Include the line containing "7, 8, 9, 10];" and all lines before it, repeated exactly from the listing below, without pictures.

- [STORED DATA]
▬▬▬
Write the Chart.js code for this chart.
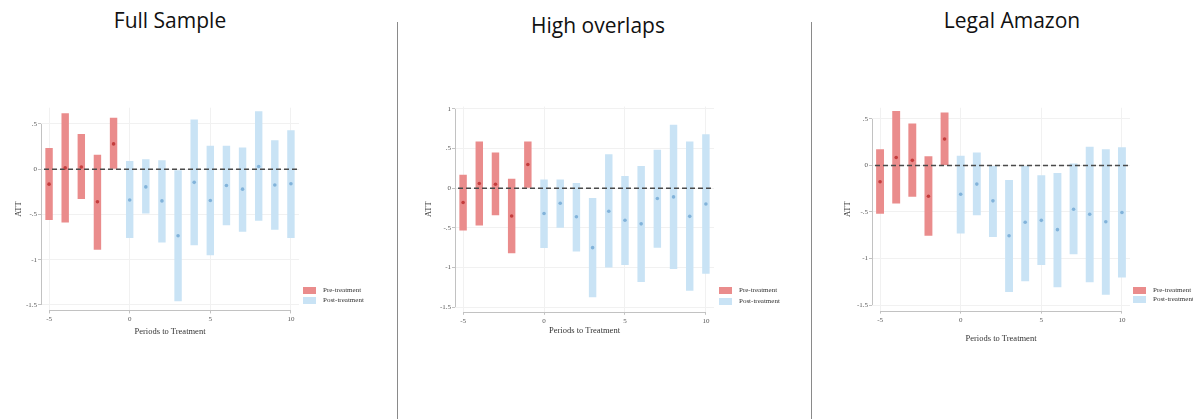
<!DOCTYPE html>
<html>
<head>
<meta charset="utf-8">
<script src="https://cdn.jsdelivr.net/npm/chart.js@4.4.1/dist/chart.umd.min.js"></script>
<style>
  body { margin: 0; background: #fff; width: 1193px; height: 419px; position: relative; overflow: hidden; font-family: "Liberation Serif", serif; }
  canvas { position: absolute; top: 0; }
  .ttl { position: absolute; font-family: "Open Sans", sans-serif; font-size: 21px; color: #111; text-align: center; width: 300px; line-height: 26px; }
  .sep { position: absolute; top: 22px; width: 1px; height: 397px; background: #8a8a8a; }
  .lg { position: absolute; font-size: 7px; color: #333; line-height: 8px; white-space: nowrap; }
  .lg i { display: inline-block; width: 13px; height: 7px; margin-right: 7px; vertical-align: middle; }
</style>
</head>
<body>
<div class="ttl" style="left:20px;top:7px">Full Sample</div>
<div class="ttl" style="left:448px;top:12px">High overlaps</div>
<div class="ttl" style="left:862px;top:7px">Legal Amazon</div>
<div class="sep" style="left:397px"></div>
<div class="sep" style="left:811px"></div>

<canvas id="c1" width="396" height="419" style="left:0px"></canvas>
<canvas id="c2" width="412" height="419" style="left:398px"></canvas>
<canvas id="c3" width="381" height="419" style="left:812px"></canvas>

<div class="lg" style="left:303px;top:286px"><i style="background:#ea8c8c"></i>Pre-treatment</div>
<div class="lg" style="left:303px;top:296px"><i style="background:#c9e3f5"></i>Post-treatment</div>
<div class="lg" style="left:719px;top:286px"><i style="background:#ea8c8c"></i>Pre-treatment</div>
<div class="lg" style="left:719px;top:297px"><i style="background:#c9e3f5"></i>Post-treatment</div>
<div class="lg" style="left:1133px;top:286px"><i style="background:#ea8c8c"></i>Pre-treatment</div>
<div class="lg" style="left:1133px;top:295px"><i style="background:#c9e3f5"></i>Post-treatment</div>

<script>
// periods to treatment
const periods = [-5, -4, -3, -2, -1, 0, 1, 2, 3, 4, 5, 6, 7, 8, 9, 10];

// Full Sample
const fullLo  = [-0.56, -0.59, -0.33, -0.89, 0, -0.76, -0.49, -0.81, -1.46, -0.84, -0.95, -0.62, -0.69, -0.57, -0.67, -0.76];
const fullHi  = [0.235, 0.62, 0.39, 0.16, 0.57, 0.09, 0.11, 0.10, -0.01, 0.55, 0.26, 0.26, 0.24, 0.64, 0.32, 0.43];
const fullAtt = [-0.165, 0.015, 0.025, -0.36, 0.28, -0.34, -0.195, -0.35, -0.735, -0.145, -0.345, -0.18, -0.22, 0.03, -0.175, -0.16];

// High overlaps
const highLo  = [-0.535, -0.47, -0.34, -0.82, 0, -0.755, -0.50, -0.80, -1.375, -1.00, -0.97, -1.185, -0.75, -1.02, -1.295, -1.08];
const highHi  = [0.17, 0.59, 0.45, 0.12, 0.59, 0.11, 0.11, 0.065, -0.125, 0.43, 0.155, 0.28, 0.485, 0.80, 0.59, 0.68];
const highAtt = [-0.18, 0.06, 0.05, -0.35, 0.30, -0.32, -0.19, -0.36, -0.75, -0.29, -0.405, -0.45, -0.13, -0.11, -0.355, -0.20];

// Legal Amazon
const amzLo  = [-0.52, -0.41, -0.335, -0.755, 0, -0.73, -0.535, -0.77, -1.36, -1.245, -1.07, -1.31, -0.955, -1.255, -1.39, -1.205];
const amzHi  = [0.175, 0.585, 0.45, 0.10, 0.57, 0.105, 0.14, 0, -0.155, 0, -0.105, -0.08, 0.02, 0.20, 0.175, 0.195];
const amzAtt = [-0.175, 0.085, 0.055, -0.33, 0.285, -0.31, -0.20, -0.38, -0.755, -0.61, -0.59, -0.69, -0.47, -0.525, -0.605, -0.505];

// y tick values per panel
const yTicksHalf = [-1.5, -1, -0.5, 0, 0.5];
const yTicksOne = [-1.5, -1, -0.5, 0, 0.5, 1];

const preBar = '#ea8c8c', postBar = '#c9e3f5';
const prePt = '#c43d3d', postPt = '#82b3da';

// stata style: .5, -.5
function fmtTick(v) {
  return v.toString().replace('0.', '.');
}

const axisLines = {
  id: 'axisLines',
  beforeDatasetsDraw(chart, args, opts) {
    const { ctx, chartArea, scales: { x, y } } = chart;
    ctx.save();
    ctx.strokeStyle = '#c2c2c2';
    ctx.lineWidth = 1;
    ctx.beginPath();
    const ax = Math.round(chartArea.left) + 0.5;
    ctx.moveTo(ax, y.getPixelForValue(opts.top));
    ctx.lineTo(ax, y.getPixelForValue(-1.5));
    const ay = Math.round(chartArea.bottom) + 0.5;
    ctx.moveTo(x.getPixelForValue(0), ay);
    ctx.lineTo(x.getPixelForValue(periods.length - 1), ay);
    ctx.stroke();
    ctx.restore();
  },
  afterDatasetDraw(chart, args) {
    if (args.index !== 2) return;
    // zero reference line, on top of the bars
    const { ctx, chartArea, scales: { y } } = chart;
    const py = y.getPixelForValue(0);
    ctx.save();
    ctx.strokeStyle = '#4a4a4a';
    ctx.lineWidth = 1.5;
    ctx.setLineDash([5, 3]);
    ctx.beginPath();
    ctx.moveTo(chartArea.left + 3, py);
    ctx.lineTo(chartArea.right, py);
    ctx.stroke();
    ctx.restore();
  }
};

function makePanel(id, lo, hi, att, yTicks, p) {
  const pre = (i) => periods[i] < 0;
  const barsPre = periods.map((v, i) => pre(i) ? [lo[i], hi[i]] : null);
  const barsPost = periods.map((v, i) => pre(i) ? null : [lo[i], hi[i]]);
  const ptsPre = periods.map((v, i) => pre(i) ? att[i] : null);
  const ptsPost = periods.map((v, i) => pre(i) ? null : att[i]);
  const ctx = document.getElementById(id);
  const serif = { family: 'Liberation Serif' };

  new Chart(ctx, {
    type: 'bar',
    data: {
      labels: periods,
      datasets: [
        { type: 'line', data: ptsPre, showLine: false, pointRadius: 1.8, pointBackgroundColor: prePt, pointBorderWidth: 0 },
        { type: 'line', data: ptsPost, showLine: false, pointRadius: 1.8, pointBackgroundColor: postPt, pointBorderWidth: 0 },
        { data: barsPre, backgroundColor: preBar, grouped: false, barPercentage: p.bar, categoryPercentage: 1 },
        { data: barsPost, backgroundColor: postBar, grouped: false, barPercentage: p.bar, categoryPercentage: 1 }
      ]
    },
    options: {
      responsive: false,
      animation: false,
      layout: { padding: { left: p.padL, right: p.w - p.right, top: p.top, bottom: 419 - p.bottom - p.xH } },
      plugins: { legend: { display: false }, tooltip: { enabled: false }, axisLines: { top: yTicks[yTicks.length - 1] } },
      scales: {
        x: {
          type: 'category',
          grid: { offset: false, color: '#f1f1f1', tickColor: '#c2c2c2', tickLength: 3 },
          border: { display: false },
          ticks: {
            autoSkip: false, maxRotation: 0, padding: 2, color: '#555',
            font: { ...serif, size: 7 },
            callback: (val, i) => periods[i] % 5 === 0 ? String(periods[i]) : null
          },
          title: { display: true, text: 'Periods to Treatment', color: '#333', font: { ...serif, size: 8.5 }, padding: 4 },
          afterFit: (s) => { s.height = p.xH; }
        },
        y: {
          min: -1.56, max: p.ymax,
          grid: { color: '#f1f1f1', tickColor: '#c2c2c2', tickLength: 3 },
          border: { display: false },
          afterBuildTicks: (s) => { s.ticks = yTicks.map((v) => ({ value: v })); },
          ticks: { padding: 1, color: '#555', font: { ...serif, size: 7 }, callback: (v) => fmtTick(v) },
          title: { display: true, text: 'ATT', color: '#333', font: { ...serif, size: 8.5 }, padding: 4 },
          afterFit: (s) => { s.width = p.left - p.padL; }
        }
      }
    },
    plugins: [axisLines]
  });
}

makePanel('c1', fullLo, fullHi, fullAtt, yTicksHalf, { w: 396, padL: 9.6, left: 41, right: 299, top: 107.7, bottom: 310.4, xH: 30, ymax: 0.68, bar: 0.46 });
makePanel('c2', highLo, highHi, highAtt, yTicksOne, { w: 412, padL: 21.6, left: 57, right: 316, top: 106.6, bottom: 311.8, xH: 27.6, ymax: 1.03, bar: 0.46 });
makePanel('c3', amzLo, amzHi, amzAtt, yTicksHalf, { w: 381, padL: 26.6, left: 60, right: 318, top: 107.8, bottom: 310.6, xH: 36.8, ymax: 0.62, bar: 0.49 });
</script>
</body>
</html>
▬▬▬
- [WRITTEN SOLUTION]
Write the Chart.js code for this chart.
<!DOCTYPE html>
<html>
<head>
<meta charset="utf-8">
<script src="https://cdn.jsdelivr.net/npm/chart.js@4.4.1/dist/chart.umd.min.js"></script>
<style>
  body { margin: 0; background: #fff; width: 1193px; height: 419px; position: relative; overflow: hidden; font-family: "Liberation Serif", serif; }
  canvas { position: absolute; top: 0; }
  .ttl { position: absolute; font-family: "Open Sans", sans-serif; font-size: 21px; color: #111; text-align: center; width: 300px; line-height: 26px; }
  .sep { position: absolute; top: 22px; width: 1px; height: 397px; background: #8a8a8a; }
  .lg { position: absolute; font-size: 7px; color: #333; line-height: 8px; white-space: nowrap; }
  .lg i { display: inline-block; width: 13px; height: 7px; margin-right: 7px; vertical-align: middle; }
</style>
</head>
<body>
<div class="ttl" style="left:20px;top:7px">Full Sample</div>
<div class="ttl" style="left:448px;top:12px">High overlaps</div>
<div class="ttl" style="left:862px;top:7px">Legal Amazon</div>
<div class="sep" style="left:397px"></div>
<div class="sep" style="left:811px"></div>

<canvas id="c1" width="396" height="419" style="left:0px"></canvas>
<canvas id="c2" width="412" height="419" style="left:398px"></canvas>
<canvas id="c3" width="381" height="419" style="left:812px"></canvas>

<div class="lg" style="left:303px;top:286px"><i style="background:#ea8c8c"></i>Pre-treatment</div>
<div class="lg" style="left:303px;top:296px"><i style="background:#c9e3f5"></i>Post-treatment</div>
<div class="lg" style="left:719px;top:286px"><i style="background:#ea8c8c"></i>Pre-treatment</div>
<div class="lg" style="left:719px;top:297px"><i style="background:#c9e3f5"></i>Post-treatment</div>
<div class="lg" style="left:1133px;top:286px"><i style="background:#ea8c8c"></i>Pre-treatment</div>
<div class="lg" style="left:1133px;top:295px"><i style="background:#c9e3f5"></i>Post-treatment</div>

<script>
// periods to treatment
const periods = [-5, -4, -3, -2, -1, 0, 1, 2, 3, 4, 5, 6, 7, 8, 9, 10];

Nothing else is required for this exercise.